Re: Scheduling Is Key For Preventive Maintenance

11/01/2010 1:35 PM

Even with predictive and preventative maintenance programs equipment will fail. Depending on the level of risk and exposure, we keep spares of certain pieces of equpment on hand. That limits our downtime and inconvenience to our customers. That certainly can't be done with every piece of equipment but for many pumps, motors, bearings etc. it is economically feasible and can limit the disruption.

If a piece of equipment goes out that we didn't have a backup for, we repair it if feasible, and then keep that one for redundancy.

An emergency situation always has a higher cost, in lost productivity, inconvenience, labor required for repair etc. The job of leadership is to anticipate as much as possible and limit the amount of situations that need to be responded to as emergencies.

Like as has been said, a critical component to a smooth operation is the skill and attitude of those implementing the program.
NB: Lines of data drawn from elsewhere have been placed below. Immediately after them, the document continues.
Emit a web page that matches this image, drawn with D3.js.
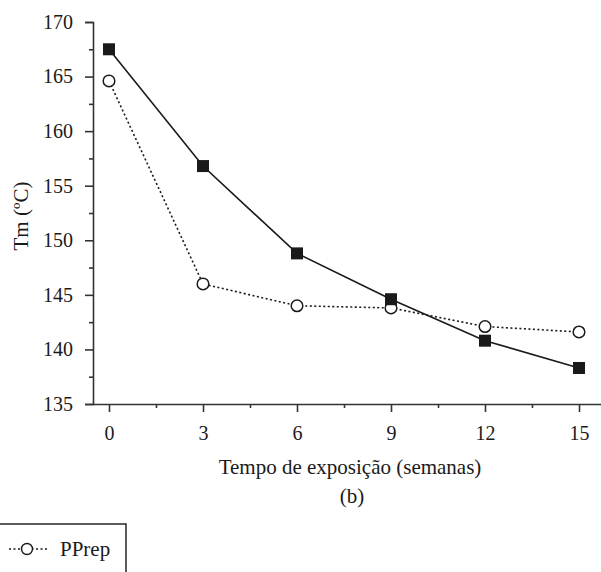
<!DOCTYPE html>
<html>
<head>
<meta charset="utf-8">
<script src="https://cdn.jsdelivr.net/npm/d3@7"></script>
<style>
  body { margin: 0; background: #fff; }
  svg { display: block; }
  svg text { font-family: "Liberation Serif", "DejaVu Serif", serif !important; }
</style>
</head>
<body>
<div id="chart"></div>
<script>
// weeks of exposure
const weeks = [0, 3, 6, 9, 12, 15];
// Tm values (°C)
const ppSquares = [167.5, 156.8, 148.8, 144.6, 140.8, 138.3];
const ppCircles = [164.6, 146.0, 144.0, 143.8, 142.1, 141.6];
const yTicks = [135, 140, 145, 150, 155, 160, 165, 170];
const xTicks = [0, 3, 6, 9, 12, 15];
const legendLabels = ["PPrep"];

const width = 601, height = 572;
const ink = "#1a1a1a";

const x = d3.scaleLinear().domain([0, 15]).range([109, 579]);
const y = d3.scaleLinear().domain([135, 170]).range([404, 22]);

const svg = d3.select("#chart").append("svg")
    .attr("width", width)
    .attr("height", height);

// y axis
svg.append("g")
    .attr("transform", "translate(93,0)")
    .call(d3.axisLeft(y).tickValues(yTicks).tickSize(8).tickPadding(12).tickFormat(d3.format("d")));
svg.append("g")
    .attr("transform", "translate(93,0)")
    .call(d3.axisLeft(y).tickValues(d3.range(137.5, 170, 5)).tickSize(4).tickFormat(""))
    .call(g => g.select(".domain").remove());

// x axis
const xAxis = svg.append("g")
    .attr("transform", "translate(0,404)")
    .call(d3.axisBottom(x).tickValues(xTicks).tickSize(8).tickPadding(14).tickFormat(d3.format("d")));
xAxis.select(".domain").attr("d", "M93,0.5H601");
svg.append("g")
    .attr("transform", "translate(0,404)")
    .call(d3.axisBottom(x).tickValues(d3.range(1.5, 15, 3)).tickSize(4).tickFormat(""))
    .call(g => g.select(".domain").remove());

svg.selectAll("g").attr("font-family", null).attr("font-size", null);
svg.selectAll(".tick line, .domain").attr("stroke", "#333").attr("stroke-width", 1.6);
svg.selectAll(".tick text")
    .attr("fill", ink)
    .style("font-size", "20px");

// axis titles
svg.append("text")
    .attr("x", 350).attr("y", 474)
    .attr("text-anchor", "middle")
    .attr("fill", ink)
    .style("font-size", "21px")
    .text("Tempo de exposição (semanas)");
svg.append("text")
    .attr("x", 352).attr("y", 503)
    .attr("text-anchor", "middle")
    .attr("fill", ink)
    .style("font-size", "21px")
    .text("(b)");
svg.append("text")
    .attr("transform", "translate(28,216) rotate(-90)")
    .attr("text-anchor", "middle")
    .attr("fill", ink)
    .style("font-size", "21px")
    .text("Tm (ºC)");

const line = d3.line().x((d, i) => x(weeks[i])).y(d => y(d));

// dotted series with open circles
svg.append("path")
    .datum(ppCircles)
    .attr("d", line)
    .attr("fill", "none")
    .attr("stroke", ink)
    .attr("stroke-width", 1.6)
    .attr("stroke-dasharray", "2,2.5");
svg.selectAll(".circ")
    .data(ppCircles)
    .join("circle")
    .attr("class", "circ")
    .attr("cx", (d, i) => x(weeks[i]))
    .attr("cy", d => y(d))
    .attr("r", 5.8)
    .attr("fill", "#fff")
    .attr("stroke", ink)
    .attr("stroke-width", 1.5);

// solid series with filled squares
svg.append("path")
    .datum(ppSquares)
    .attr("d", line)
    .attr("fill", "none")
    .attr("stroke", ink)
    .attr("stroke-width", 1.6);
svg.selectAll(".sq")
    .data(ppSquares)
    .join("rect")
    .attr("class", "sq")
    .attr("x", (d, i) => x(weeks[i]) - 6)
    .attr("y", d => y(d) - 6)
    .attr("width", 12)
    .attr("height", 12)
    .attr("fill", ink);

// legend (cut off at the bottom-left, as in the source)
const legend = svg.append("g");
legend.append("rect")
    .attr("x", -5).attr("y", 524)
    .attr("width", 131).attr("height", 70)
    .attr("fill", "none")
    .attr("stroke", "#333")
    .attr("stroke-width", 1.6);
legend.append("line")
    .attr("x1", 9).attr("x2", 48)
    .attr("y1", 549).attr("y2", 549)
    .attr("stroke", ink)
    .attr("stroke-width", 1.4)
    .attr("stroke-dasharray", "2,2.5");
legend.append("circle")
    .attr("cx", 27).attr("cy", 549)
    .attr("r", 5.5)
    .attr("fill", "#fff")
    .attr("stroke", ink)
    .attr("stroke-width", 1.4);
legend.append("text")
    .attr("x", 60).attr("y", 556)
    .attr("fill", ink)
    .style("font-size", "21px")
    .text(legendLabels[0]);
</script>
</body>
</html>
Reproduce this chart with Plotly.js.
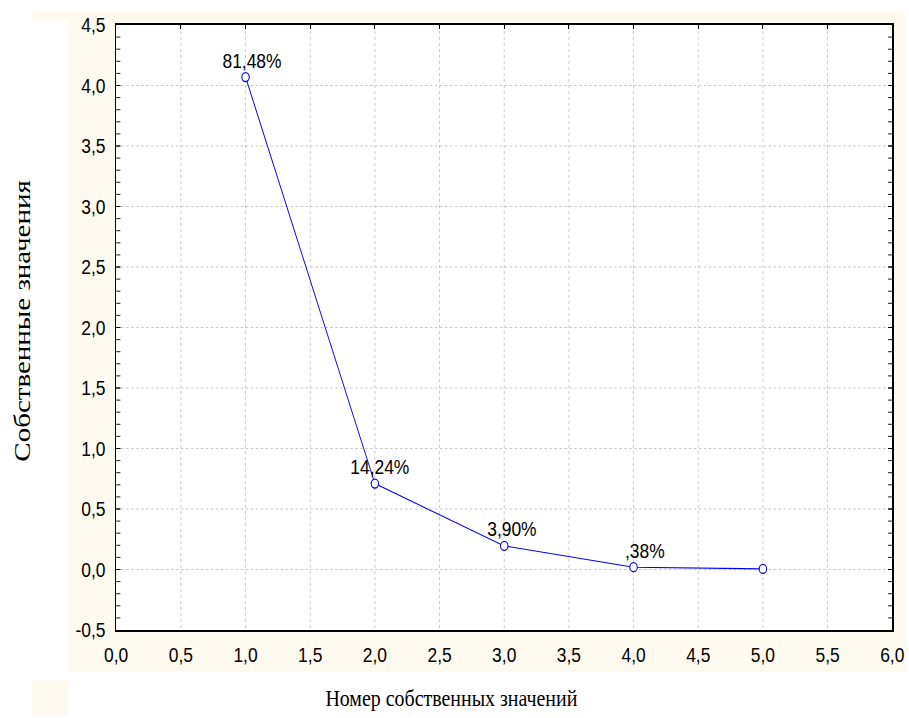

It is incumbent upon leadership to listen to those in the field and respond with the resources they need, to keep them satisfied personally and also the equipment. We in leadership need to follow this advice from Ralph Waldo Emerson who said "in every man there is something wherein I may learn of him, and in that I am his pupil". A proper attitude required for a good PM program is required at all levels in the organization.

A good article Milo, and a good reminder to not operate off of assumptions.